JACKIE NORTHAM: Those efforts failed because critical and difficult issues could not be resolved. But Azzam Al Ahmad, the leader of the Fatah delegation to the negotiations here in Cairo, says this deal may - just may - stand a fighting chance.
AZZAM AL AHMAD: (Through translator) Definitely, there is hope. If there was no hope, we wouldn't have been able to sign. In my opinion, it should have been done a long time ago. The general lines of the deal will help end the division between Palestinians. It will prove that we are a united people.
NORTHAM: Hamas negotiator, Moussa Abu Marzouk, says unifying the two factions could also help Mahmoud Abbas, who heads the Palestinian Authority's efforts to secure a resolution recognizing statehood by the United Nations general assembly in September.
MOUSSA ABU MARZOUK: (Through translator) The fact that there has been division between the Palestinians would hinder him in his effort. The other reason to come together, is because Arab-Israeli peace negotiations are at a dead end.

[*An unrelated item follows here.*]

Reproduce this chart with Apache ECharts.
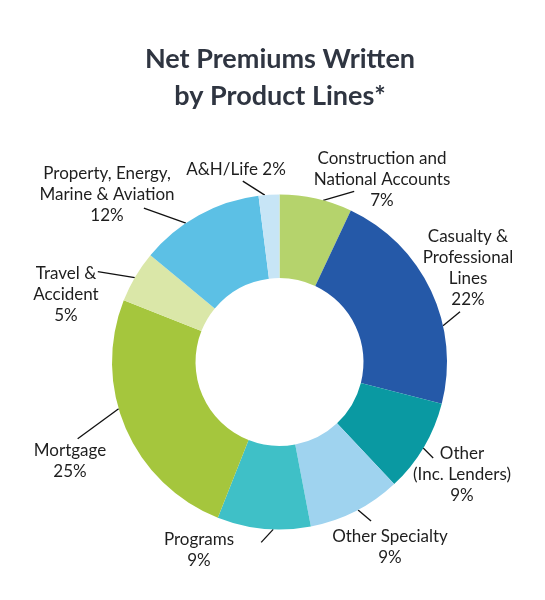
<!DOCTYPE html>
<html><head><meta charset="utf-8">
<script src="https://cdn.jsdelivr.net/npm/echarts@6/dist/echarts.min.js"></script>
<style>html,body{margin:0;padding:0;background:#fff}#c{width:545px;height:600px}</style>
</head><body><div id="c"></div>
<script>
// ---- data ----
const categories = [
  "Construction and\nNational Accounts",
  "Casualty &\nProfessional\nLines",
  "Other\n(Inc. Lenders)",
  "Other Specialty",
  "Programs",
  "Mortgage",
  "Travel &\nAccident",
  "Property, Energy,\nMarine & Aviation",
  "A&H/Life"
];
const values = [7, 22, 9, 9, 9, 25, 5, 12, 2];
const titleLines = ["Net Premiums Written", "by Product Lines*"];

// ---- styles ----
const colors = ["#b5d36c", "#2559a8", "#0a99a2", "#9fd3ef", "#3fc0c7", "#a5c63d", "#dae7a8", "#5cc0e5", "#c7e5f6"];
// label block centre, leader line anchor fraction within slice, leader line vector
const labelLayoutCfg = [
  {x: 382, y: 180, frac: 0.60, dx: 31, dy: -9, sep: "\n"},
  {x: 468, y: 268, frac: 0.66, dx: 17, dy: -14, sep: "\n"},
  {x: 462, y: 475, frac: 0.51, dx: 10, dy: 10, sep: "\n"},
  {x: 390, y: 547, frac: 0.47, dx: 13, dy: 11, sep: "\n"},
  {x: 199, y: 550, frac: 0.40, dx: -12, dy: 13, sep: "\n"},
  {x: 70,  y: 461, frac: 0.58, dx: -41, dy: 30, sep: "\n"},
  {x: 66,  y: 295, frac: 0.48, dx: -37, dy: -6, sep: "\n"},
  {x: 107, y: 195, frac: 0.38, dx: -42, dy: -15, sep: "\n"},
  {x: 236, y: 170, frac: 0.30, dx: -22, dy: -14, sep: " "}
];
const CX = 279.5, CY = 362, R_IN = 84, R_OUT = 167.5;
const FONT = "Lato";

const chart = echarts.init(document.getElementById('c'), null, {renderer: 'canvas'});
const total = values.reduce((a, b) => a + b, 0);

chart.setOption({
  animation: false,
  backgroundColor: '#fff',
  title: {
    text: titleLines.join('\n'),
    left: 280,
    textAlign: 'center',
    top: 41,
    padding: 0,
    textStyle: {fontFamily: FONT, fontSize: 27, fontWeight: 'bold', color: '#2f3541', lineHeight: 37}
  },
  series: [{
    type: 'pie',
    center: [CX, CY],
    radius: [R_IN, R_OUT],
    startAngle: 90,
    clockwise: true,
    avoidLabelOverlap: false,
    itemStyle: {borderWidth: 0},
    emphasis: {disabled: true},
    data: categories.map((name, i) => ({
      name: name,
      value: values[i],
      itemStyle: {color: colors[i]}
    })),
    label: {
      show: true,
      position: 'outside',
      fontFamily: FONT,
      fontSize: 17,
      lineHeight: 21,
      color: '#1e1e1e',
      formatter: p => p.name + labelLayoutCfg[p.dataIndex].sep + p.value + '%'
    },
    labelLine: {show: true, lineStyle: {color: '#111', width: 1.3}},
    labelLayout: function (p) {
      const L = labelLayoutCfg[p.dataIndex];
      let cum = 0;
      for (let i = 0; i < p.dataIndex; i++) cum += values[i];
      const ang = (cum + L.frac * values[p.dataIndex]) / total * 2 * Math.PI;
      const sx = CX + R_OUT * Math.sin(ang), sy = CY - R_OUT * Math.cos(ang);
      return {
        x: L.x, y: L.y, align: 'center', verticalAlign: 'middle',
        labelLinePoints: [[sx, sy], [sx + L.dx, sy + L.dy]]
      };
    }
  }]
});
</script>
</body></html>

NORTHAM: But there are many pressing issues that still have to be resolved. One of those is security. Each side has its own security apparatus. Fatah, in the West Bank, coordinates with the Israeli military - anathema to the Islamist militants of Hamas, whose militia controls Gaza. The agreement calls for the unification of the two security groups. But Moussa Abu Marzouk, of Hamas, says that won't happen immediately.
ABU MARZOUK: (Through translator) There's an agreement that, for the next year, everything will stay as it is until the general elections. The Palestinian Authority can keep its security forces in the West Bank and Hamas can keep its forces in the Gaza Strip. After the elections, we can address the issue, whoever wins will take over all the security.
NORTHAM: Yasser al Wadeya, the president of the Consortium of Independent Palestinians who helped broker the agreement, acknowledges the problems that lie ahead.
YASSER AL WADEYA: Things are not, to be honest, 100 percent as we planned. I mean when we are talking about reconciliation, it is not that easy as people, they think. Don't forget four years of the division caused a lot of harmful issues for the Palestinian people. Now we need to work 24/7 to at least just fix up what was messed up between Fatah and Hamas.